Mental Hygiene Law § 19.09 (f) designates the OASAS Commissioner as the administrator of all funds, including Federal grants, provided to the State for alcoholism, substance abuse and chemical dependency services {see also, Mental Hygiene Law § 19.28 [a], [b], [d]; NY Const, art VII, § 7). Similarly, the Commissioner is responsible for filing applications to obtain Federal moneys, such as United States Department of Health and Human Services grants, with the Budget Director {see, State Finance Law § 53-a). By investing the Commissioner with the power to determine whether to procure funds and the authority to distribute those moneys to programs under OASAS’s jurisdiction, these statutes grant the Commissioner *667control over OASAS’s funds and impose a measure of accountability (see, Anderson v Regan, 53 NY2d 356, 359-360; Matter of County of Oneida v Berle, 49 NY2d 515, 522-523). If Blackburne’s grievance proceeded to arbitration, the statutory duties conferred upon the OASAS Commissioner would be usurped by the arbitrator and the chain of control and accountability disrupted (see, Anderson v Regan, 53 NY2d, at 364, supra; Matter of Sprinzen [Nomberg], 46 NY2d 623, 631; cf., Binghamton Civ. Serv. Forum v City of Binghamton, 44 NY2d, at 30, supra). In effect, the threshold, sovereign determination whether OASAS should seek grant moneys from the United States Department of Health and Human Services would be rendered by the arbitrator. Further, delegation of this determination to an arbitrator would run afoul of the appropriation provision in the State Constitution (see, NY Const, art VII, § 7; see also, Anderson v Regan, 53 NY2d, at 365-366, supra).
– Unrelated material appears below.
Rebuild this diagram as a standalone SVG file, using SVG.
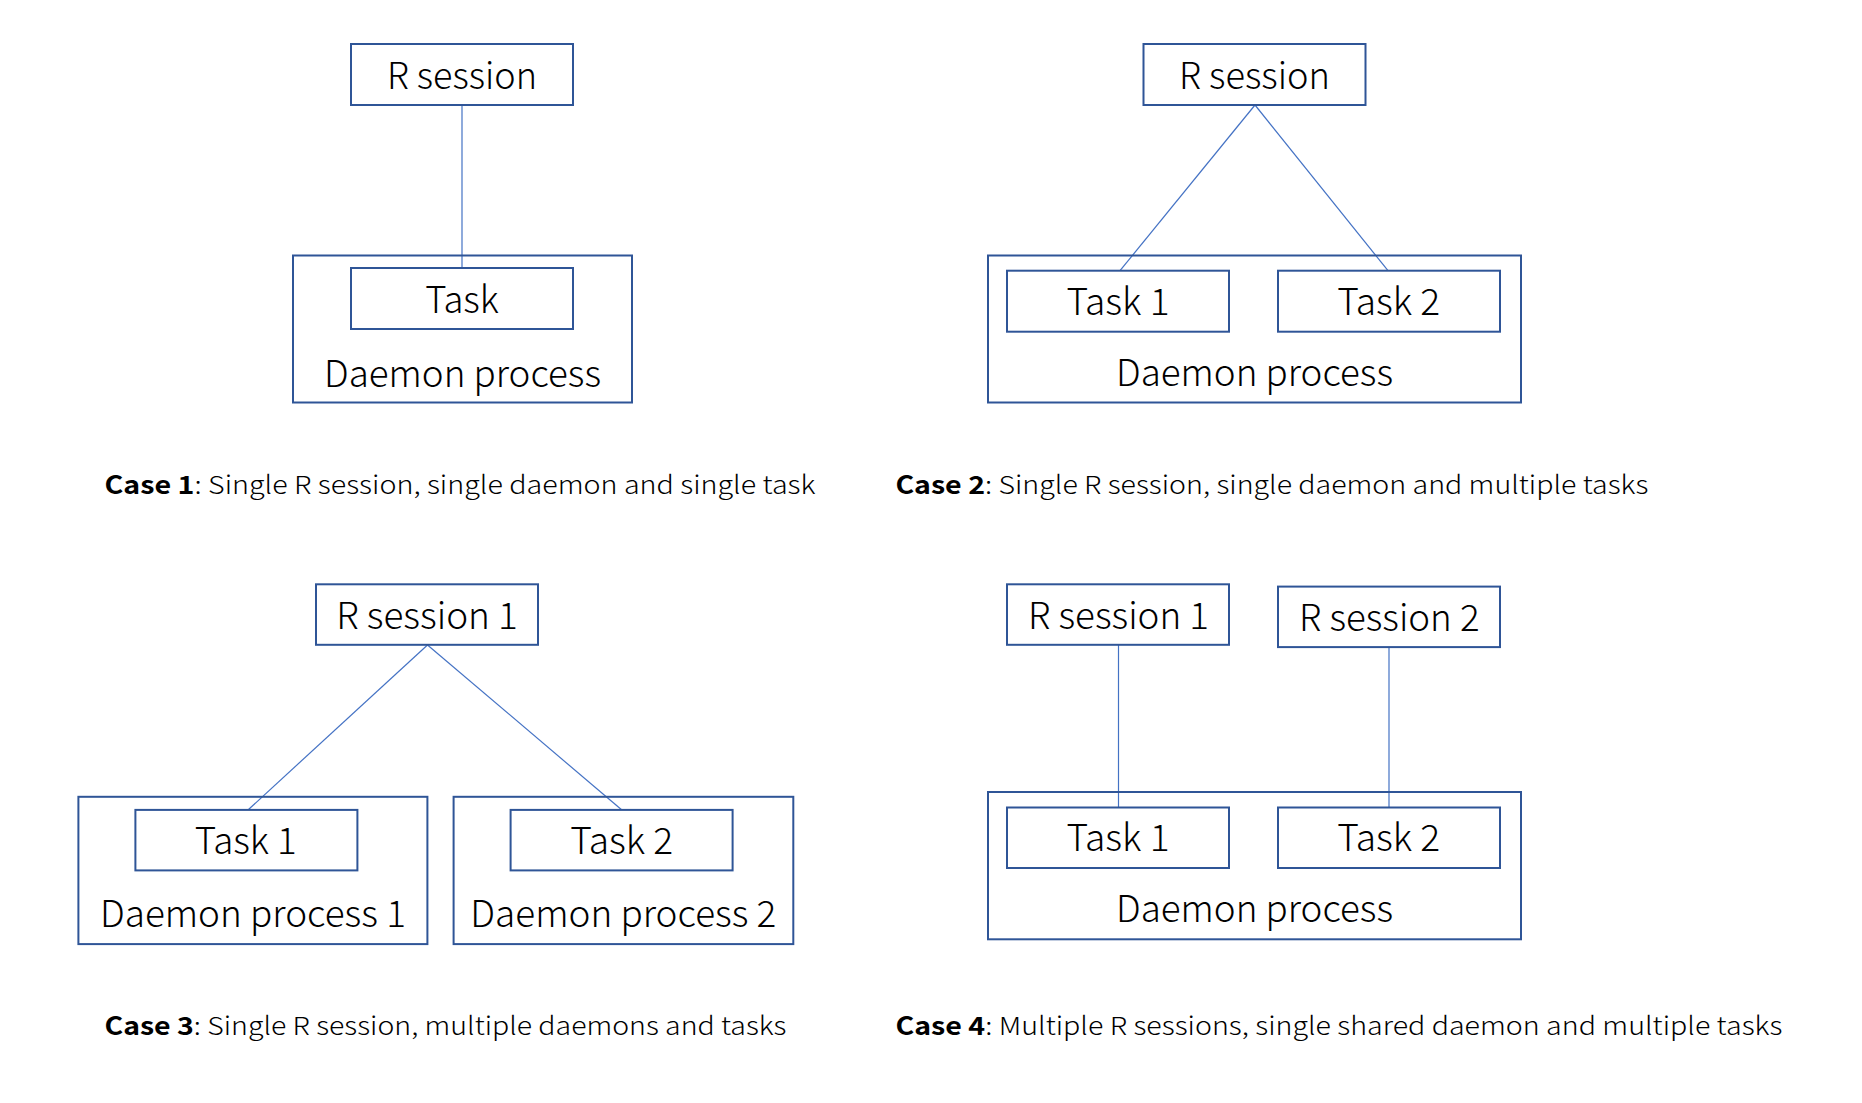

Because public policy precludes arbitration of petitioner’s claim in the first instance, our inquiry concludes at level one (accord, Board of Educ. v Areman, 41 NY2d 527, supra; Matter of Cohoes City School Dist. v Cohoes Teachers Assn., 40 NY2d 774, supra; cf., Matter of Enlarged City School Dist. [Troy Teachers Assn.], 69 NY2d 905). Therefore, arbitration must be permanently stayed (CPLR 7503 [b]; see, Matter of Sprinzen [Nomberg], 46 NY2d, at 631, supra).
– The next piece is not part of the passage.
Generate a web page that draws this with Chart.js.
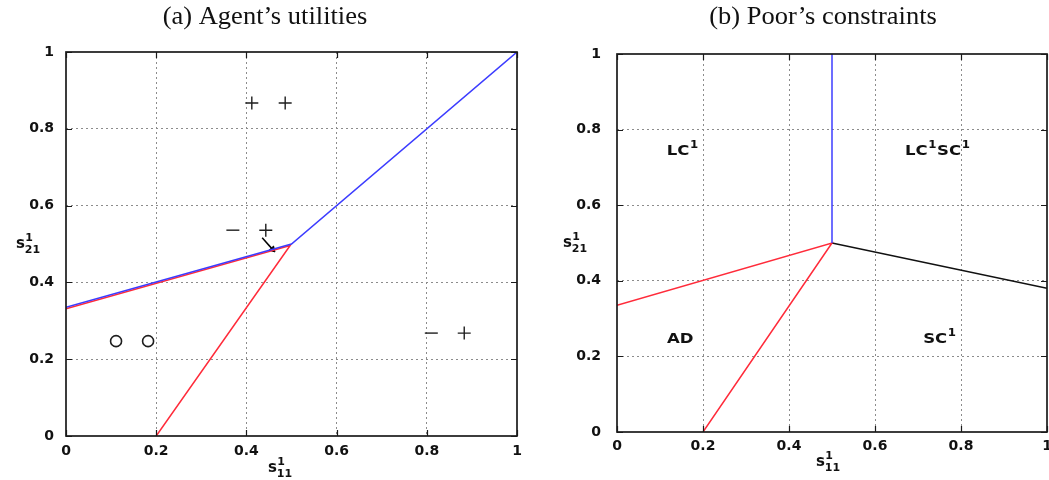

In view of the foregoing, petitioner’s remaining contentions are academic.
Accordingly, the order of the Appellate Division should be affirmed, with costs.
Chief Judge Kaye and Judges Simons, Titone, Bellacosa, Smith and Levine concur.
Order affirmed, with costs.
. OASAS is the recipient of Federal moneys in the form of grants from the United States Department of Health and Human Services.
. Article 33 is the negotiated substitute for Civil Service Law §§ 75 and 76 providing for arbitration of employee disciplinary matters.
. Article 34 establishes the grievance and arbitration procedure for covered employees.
. GOER, on behalf of the Governor, is responsible for the negotiation and administration of CBAs (see, Executive Law §§ 650-654).